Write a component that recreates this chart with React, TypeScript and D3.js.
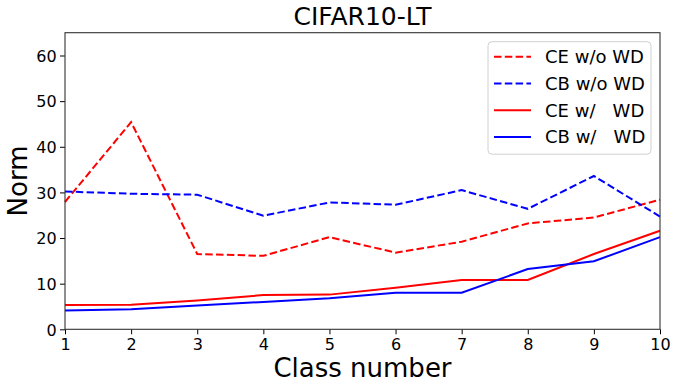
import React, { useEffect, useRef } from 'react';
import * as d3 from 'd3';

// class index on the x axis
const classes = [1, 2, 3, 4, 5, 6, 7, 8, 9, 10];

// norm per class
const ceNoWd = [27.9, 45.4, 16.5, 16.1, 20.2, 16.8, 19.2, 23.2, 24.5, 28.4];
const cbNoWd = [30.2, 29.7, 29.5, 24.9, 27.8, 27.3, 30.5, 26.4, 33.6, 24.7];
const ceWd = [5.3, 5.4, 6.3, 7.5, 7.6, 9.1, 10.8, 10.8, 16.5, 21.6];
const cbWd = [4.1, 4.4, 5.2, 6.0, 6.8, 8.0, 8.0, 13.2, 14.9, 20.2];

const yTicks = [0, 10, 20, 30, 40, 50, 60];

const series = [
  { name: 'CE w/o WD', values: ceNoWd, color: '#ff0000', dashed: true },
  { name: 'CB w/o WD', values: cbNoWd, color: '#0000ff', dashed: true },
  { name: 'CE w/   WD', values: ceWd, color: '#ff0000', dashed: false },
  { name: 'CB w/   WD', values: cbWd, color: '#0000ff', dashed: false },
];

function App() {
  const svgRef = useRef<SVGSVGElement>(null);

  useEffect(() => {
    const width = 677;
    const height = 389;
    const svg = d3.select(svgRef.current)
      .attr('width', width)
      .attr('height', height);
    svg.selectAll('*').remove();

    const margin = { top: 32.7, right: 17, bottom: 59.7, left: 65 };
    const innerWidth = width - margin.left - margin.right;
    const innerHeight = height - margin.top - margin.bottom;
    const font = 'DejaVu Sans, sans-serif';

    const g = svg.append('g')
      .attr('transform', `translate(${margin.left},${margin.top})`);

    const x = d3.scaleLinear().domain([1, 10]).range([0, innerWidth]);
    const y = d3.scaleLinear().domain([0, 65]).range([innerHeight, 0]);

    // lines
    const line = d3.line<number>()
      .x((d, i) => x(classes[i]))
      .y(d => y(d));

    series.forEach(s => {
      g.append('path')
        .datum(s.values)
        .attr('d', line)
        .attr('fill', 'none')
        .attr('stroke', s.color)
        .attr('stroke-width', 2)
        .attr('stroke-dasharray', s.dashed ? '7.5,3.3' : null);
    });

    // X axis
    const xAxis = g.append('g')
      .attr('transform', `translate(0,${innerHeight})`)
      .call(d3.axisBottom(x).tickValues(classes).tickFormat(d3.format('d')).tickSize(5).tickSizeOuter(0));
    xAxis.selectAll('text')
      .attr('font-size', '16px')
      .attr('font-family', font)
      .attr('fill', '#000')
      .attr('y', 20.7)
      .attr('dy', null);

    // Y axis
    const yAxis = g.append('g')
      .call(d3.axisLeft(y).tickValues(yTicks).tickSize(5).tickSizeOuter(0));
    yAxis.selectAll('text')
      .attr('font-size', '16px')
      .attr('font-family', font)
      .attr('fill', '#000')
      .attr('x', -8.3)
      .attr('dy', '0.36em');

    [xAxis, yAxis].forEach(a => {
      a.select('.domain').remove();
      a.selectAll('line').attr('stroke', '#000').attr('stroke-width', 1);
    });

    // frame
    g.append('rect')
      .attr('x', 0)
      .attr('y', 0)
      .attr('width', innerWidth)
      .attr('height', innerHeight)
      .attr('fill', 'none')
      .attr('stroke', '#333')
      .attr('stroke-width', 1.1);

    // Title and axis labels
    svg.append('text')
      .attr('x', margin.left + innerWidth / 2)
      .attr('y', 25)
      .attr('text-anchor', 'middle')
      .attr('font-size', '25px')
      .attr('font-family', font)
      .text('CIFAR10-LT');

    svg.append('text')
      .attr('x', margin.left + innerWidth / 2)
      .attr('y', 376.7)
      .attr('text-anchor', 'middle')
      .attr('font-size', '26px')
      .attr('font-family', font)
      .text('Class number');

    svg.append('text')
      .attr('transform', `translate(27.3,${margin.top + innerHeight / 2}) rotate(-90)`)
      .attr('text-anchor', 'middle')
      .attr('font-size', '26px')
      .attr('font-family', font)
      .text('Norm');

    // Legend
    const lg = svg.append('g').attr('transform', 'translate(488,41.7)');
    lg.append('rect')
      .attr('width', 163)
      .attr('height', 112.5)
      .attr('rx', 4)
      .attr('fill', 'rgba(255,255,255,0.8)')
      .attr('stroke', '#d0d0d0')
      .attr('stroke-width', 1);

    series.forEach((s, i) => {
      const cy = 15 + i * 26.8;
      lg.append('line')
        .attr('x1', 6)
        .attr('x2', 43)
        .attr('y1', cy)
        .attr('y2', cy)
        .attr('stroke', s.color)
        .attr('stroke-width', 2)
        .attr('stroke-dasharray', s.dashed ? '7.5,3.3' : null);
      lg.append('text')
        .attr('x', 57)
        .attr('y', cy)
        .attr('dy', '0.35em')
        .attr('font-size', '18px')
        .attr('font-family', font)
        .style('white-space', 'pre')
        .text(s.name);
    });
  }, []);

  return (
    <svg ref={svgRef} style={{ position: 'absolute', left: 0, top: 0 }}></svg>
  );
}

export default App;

**********

**STATED GOAL**
Copy each line above precisely, dropping the pictures.

**THE ANSWER**
Write a component that recreates this chart with React, TypeScript and D3.js.
import React, { useEffect, useRef } from 'react';
import * as d3 from 'd3';

// class index on the x axis
const classes = [1, 2, 3, 4, 5, 6, 7, 8, 9, 10];

// norm per class
const ceNoWd = [27.9, 45.4, 16.5, 16.1, 20.2, 16.8, 19.2, 23.2, 24.5, 28.4];
const cbNoWd = [30.2, 29.7, 29.5, 24.9, 27.8, 27.3, 30.5, 26.4, 33.6, 24.7];
const ceWd = [5.3, 5.4, 6.3, 7.5, 7.6, 9.1, 10.8, 10.8, 16.5, 21.6];
const cbWd = [4.1, 4.4, 5.2, 6.0, 6.8, 8.0, 8.0, 13.2, 14.9, 20.2];

const yTicks = [0, 10, 20, 30, 40, 50, 60];

const series = [
  { name: 'CE w/o WD', values: ceNoWd, color: '#ff0000', dashed: true },
  { name: 'CB w/o WD', values: cbNoWd, color: '#0000ff', dashed: true },
  { name: 'CE w/   WD', values: ceWd, color: '#ff0000', dashed: false },
  { name: 'CB w/   WD', values: cbWd, color: '#0000ff', dashed: false },
];

function App() {
  const svgRef = useRef<SVGSVGElement>(null);

  useEffect(() => {
    const width = 677;
    const height = 389;
    const svg = d3.select(svgRef.current)
      .attr('width', width)
      .attr('height', height);
    svg.selectAll('*').remove();

    const margin = { top: 32.7, right: 17, bottom: 59.7, left: 65 };
    const innerWidth = width - margin.left - margin.right;
    const innerHeight = height - margin.top - margin.bottom;
    const font = 'DejaVu Sans, sans-serif';

    const g = svg.append('g')
      .attr('transform', `translate(${margin.left},${margin.top})`);

    const x = d3.scaleLinear().domain([1, 10]).range([0, innerWidth]);
    const y = d3.scaleLinear().domain([0, 65]).range([innerHeight, 0]);

    // lines
    const line = d3.line<number>()
      .x((d, i) => x(classes[i]))
      .y(d => y(d));

    series.forEach(s => {
      g.append('path')
        .datum(s.values)
        .attr('d', line)
        .attr('fill', 'none')
        .attr('stroke', s.color)
        .attr('stroke-width', 2)
        .attr('stroke-dasharray', s.dashed ? '7.5,3.3' : null);
    });

    // X axis
    const xAxis = g.append('g')
      .attr('transform', `translate(0,${innerHeight})`)
      .call(d3.axisBottom(x).tickValues(classes).tickFormat(d3.format('d')).tickSize(5).tickSizeOuter(0));
    xAxis.selectAll('text')
      .attr('font-size', '16px')
      .attr('font-family', font)
      .attr('fill', '#000')
      .attr('y', 20.7)
      .attr('dy', null);

    // Y axis
    const yAxis = g.append('g')
      .call(d3.axisLeft(y).tickValues(yTicks).tickSize(5).tickSizeOuter(0));
    yAxis.selectAll('text')
      .attr('font-size', '16px')
      .attr('font-family', font)
      .attr('fill', '#000')
      .attr('x', -8.3)
      .attr('dy', '0.36em');

    [xAxis, yAxis].forEach(a => {
      a.select('.domain').remove();
      a.selectAll('line').attr('stroke', '#000').attr('stroke-width', 1);
    });

    // frame
    g.append('rect')
      .attr('x', 0)
      .attr('y', 0)
      .attr('width', innerWidth)
      .attr('height', innerHeight)
      .attr('fill', 'none')
      .attr('stroke', '#333')
      .attr('stroke-width', 1.1);

    // Title and axis labels
    svg.append('text')
      .attr('x', margin.left + innerWidth / 2)
      .attr('y', 25)
      .attr('text-anchor', 'middle')
      .attr('font-size', '25px')
      .attr('font-family', font)
      .text('CIFAR10-LT');

    svg.append('text')
      .attr('x', margin.left + innerWidth / 2)
      .attr('y', 376.7)
      .attr('text-anchor', 'middle')
      .attr('font-size', '26px')
      .attr('font-family', font)
      .text('Class number');

    svg.append('text')
      .attr('transform', `translate(27.3,${margin.top + innerHeight / 2}) rotate(-90)`)
      .attr('text-anchor', 'middle')
      .attr('font-size', '26px')
      .attr('font-family', font)
      .text('Norm');

    // Legend
    const lg = svg.append('g').attr('transform', 'translate(488,41.7)');
    lg.append('rect')
      .attr('width', 163)
      .attr('height', 112.5)
      .attr('rx', 4)
      .attr('fill', 'rgba(255,255,255,0.8)')
      .attr('stroke', '#d0d0d0')
      .attr('stroke-width', 1);

    series.forEach((s, i) => {
      const cy = 15 + i * 26.8;
      lg.append('line')
        .attr('x1', 6)
        .attr('x2', 43)
        .attr('y1', cy)
        .attr('y2', cy)
        .attr('stroke', s.color)
        .attr('stroke-width', 2)
        .attr('stroke-dasharray', s.dashed ? '7.5,3.3' : null);
      lg.append('text')
        .attr('x', 57)
        .attr('y', cy)
        .attr('dy', '0.35em')
        .attr('font-size', '18px')
        .attr('font-family', font)
        .style('white-space', 'pre')
        .text(s.name);
    });
  }, []);

  return (
    <svg ref={svgRef} style={{ position: 'absolute', left: 0, top: 0 }}></svg>
  );
}

export default App;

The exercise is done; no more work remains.